Furthermore, what meaning do the photos that don’t make it onto the public sphere hold for the owner of the phone in which they are stored? As time passes and more and more photos are added to the collection, I can’t help but feel a sense of loss as pictures are buried under more pictures. The pictures that matter more than others, and the pictures that mean little to nothing– they all eventually get relegated to the past, forgotten unless some particular event stimulates a similar memory. Perhaps it could be said that you regularly look back at the pictures you’ve taken, but when reviewing 500 pictures in one go, can you tell what separates picture 34 from picture 40 when you are done? What is truly frightening is when pictures that actually mean something to you, pictures of actual sentimental value that deserve attention, become lost in all the others. For instance, if time spent with a friend migrating overseas were to be replaced by the gloriousness that was your group breakfast today complete with close ups of that luscious burger, is there not something deeply unsettling about this? This incessant selfie taking threatens to overwhelm our memories with shots that have little to no significance to us by the time the day is over.
Moreover, selfies are a growing trend in today’s society and are linked with narcissism. Studies have found that people who constantly take pictures, edit them and upload them are those that score highest on narcissism meters. The act of taking a selfie itself is already a step towards narcissism, a purposeful inspection of the self that yield no reflective value. But going further and posting in on social media exposes deeper problems. For one, this act increases the likelihood of self-objectification. Posting a picture of your new haircut leads one to inevitably worry about how they will appear to their followers. The act of taking numerous selfies and posting them on social media increases the likelihood of people viewing themselves as mere objects and this rather ironically leads to lowered self-esteem. It seems a #newhaircut picture that has what, 100 likes? isn’t really helping to boost self-confidence after that initial surge from seeing the notification “Someone has liked your photo”. In the end, what seems to happen is the owner of the picture going back to look on the “condition” of the status to check that the likes and comments are in order. It is through this very act that the selfie highlights how it causes one to obsess over others’ perceptions of oneself, thus becoming a potential source of unneeded anxiety in our- arguably- already stress filled lives.
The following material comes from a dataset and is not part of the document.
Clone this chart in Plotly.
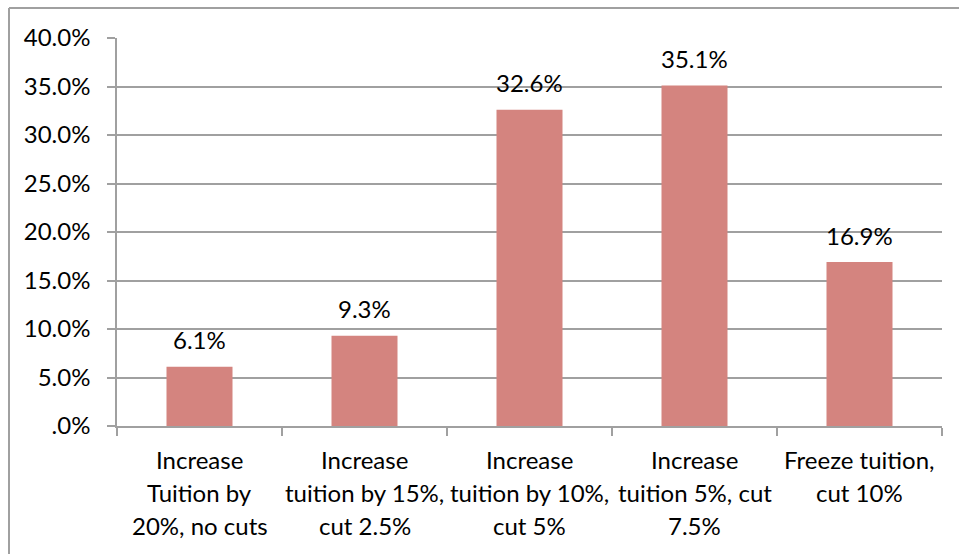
import plotly.graph_objects as go

categories = [
    "Increase<br>Tuition by<br>20%, no cuts",
    "Increase<br>tuition by 15%,<br>cut 2.5%",
    "Increase<br>tuition by 10%,<br>cut 5%",
    "Increase<br>tuition 5%, cut<br>7.5%",
    "Freeze tuition,<br>cut 10%",
]
values = [6.1, 9.3, 32.6, 35.1, 16.9]
value_labels = ["6.1%", "9.3%", "32.6%", "35.1%", "16.9%"]
y_tickvals = [0, 5, 10, 15, 20, 25, 30, 35, 40]
y_ticktext = [".0%", "5.0%", "10.0%", "15.0%", "20.0%", "25.0%", "30.0%", "35.0%", "40.0%"]

W, H = 959, 554
ML, MR, MT, MB = 117, 17, 38, 128
FONT = "Lato"
FS = 24
GRID = "#A0A0A0"
BAR = "#D4847F"

fig = go.Figure(go.Bar(
    x=categories, y=values, marker_color=BAR, marker_line_width=0,
    hoverinfo="skip",
))

ann = []
for c, v, t in zip(categories, values, value_labels):
    ann.append(dict(x=c, y=v, xref="x", yref="y", text=t, showarrow=False,
                    yanchor="middle", yshift=27, font=dict(family=FONT, size=FS, color="black")))
for c in categories:
    for i, line in enumerate(c.split("<br>")):
        ann.append(dict(x=c, y=0, xref="x", yref="y", text=line, showarrow=False,
                        yanchor="middle", yshift=-(33 + 33 * i),
                        font=dict(family=FONT, size=FS, color="black")))

pw = W - ML - MR
ph = H - MT - MB
def px_x(p):
    return (p - ML) / pw
def px_y(p):
    return 1 - (p - MT) / ph

shapes = [
    dict(type="line", xref="paper", yref="paper", x0=px_x(9), x1=px_x(W + 5),
         y0=px_y(8), y1=px_y(8), line=dict(color=GRID, width=2)),
    dict(type="line", xref="paper", yref="paper", x0=px_x(9), x1=px_x(9),
         y0=px_y(8), y1=px_y(H + 5), line=dict(color=GRID, width=2)),
]

fig.update_layout(
    width=W, height=H,
    margin=dict(l=ML, r=MR, t=MT, b=MB, pad=0),
    paper_bgcolor="white", plot_bgcolor="white",
    bargap=0.6, showlegend=False,
    font=dict(family=FONT, size=FS, color="black"),
    annotations=ann, shapes=shapes,
)
fig.update_xaxes(
    type="category", showticklabels=False, showline=True, linecolor=GRID, linewidth=1.5,
    ticks="outside", tickson="boundaries", ticklen=8, tickcolor=GRID, tickwidth=1.5,
    showgrid=False, fixedrange=True,
)
fig.update_yaxes(
    range=[0, 40], tickvals=y_tickvals, ticktext=y_ticktext,
    showline=True, linecolor=GRID, linewidth=1.5,
    ticks="outside", ticklen=8, tickcolor=GRID, tickwidth=1.5,
    showgrid=True, gridcolor=GRID, gridwidth=1.5, zeroline=False,
    ticklabelstandoff=12, tickfont=dict(family=FONT, size=FS, color="black"),
    fixedrange=True,
)

fig.write_html("out.html", config={"displayModeBar": False})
Moreover, it seems posting selfies also has the effect of distancing oneself from friends. It seems that the more selfies you post, the more distanced you become from your friends. Who is to blame them when what you are doing is essentially adding layers of images and appearances that deceive others into viewing you in a certain way and obscure the “true you”? The purposeful selection of certain selfies results in a manufactured image that can be interpreted differently by different people and can create conflicting impressions of one’s true nature. Another mechanism at work here is The Pratfall effect: those who never make mistakes are perceived as less likeable than those who commit the occasional faux pas. Messing up draws people closer to you and makes you more human whereas perfection creates distance and an unattractive air of invincibility. Another possible explanation is a rather ironic tendency to inspect the self instead of consciously connecting with others as expounded on above. In brief, there is already a virtual distance between people on social media due to the nature of all content being created and by putting a crafted image in between, this distance only grows larger. This distance may seem harmless at first, but the story of Madison Holleran tells us otherwise.
Madison Holleran was a 19 year old student at the University of Pennsylvania who had a penchant for browsing and posting pictures on Instagram. The pictures she posted to Instagram painted a perfect life: a successful and happy college freshman. Yet, this flawless image concealed the problems Madison faced and on January 17th 2014, she committed suicide. As chilling as this tale is, it is imperative that we see how social media had constructed perfect images of college life that might have pressured Madison to be as happy and content while also serving as a medium for Madison to construct such a life without revealing the struggle she went through. She felt overwhelmed upon entering college and sought her friends for advice, who revealed that they underwent similar difficulties. “Yet in her mind, the lives her friends were projecting on social media trumped the reality they were privately sharing.” This led to Madison believing that she too must live a perfect life, for the dangers of Instagram compared to similarly constructed advertisements is that they are passed off as real life, and often mistaken for real life. The danger of pictures, especially purposefully constructed ones, is that in presenting dreams as a reality to others one deceives others that they too should be capable of living such surreal lives and thus subconsciously pressures others to follow suit, or as illustrated in Madison’s case, deceive others into believing that one is fine.
To conclude, it might be wise to perhaps consider the greater implications the seemingly simple selfie may lead to and decide if you truly need that one more picture in your album before your pressing that camera button. No doubt, there are appropriate situations where the selfie is apt, a fun way to snapshot memories. That being said, unmoderated selfie-taking seems to have far more serious implications than annoying others. Perhaps we could all take a break from seemingly relying on the selfie to bring us together and instead practice a little appreciation everyday to think about the moments we share with friends. In a world where apathy and cynicism seem to be a default, I believe it is sincere moments of intimacy with those we treasure that will give us a true sense of belonging and make life that much more worth living for.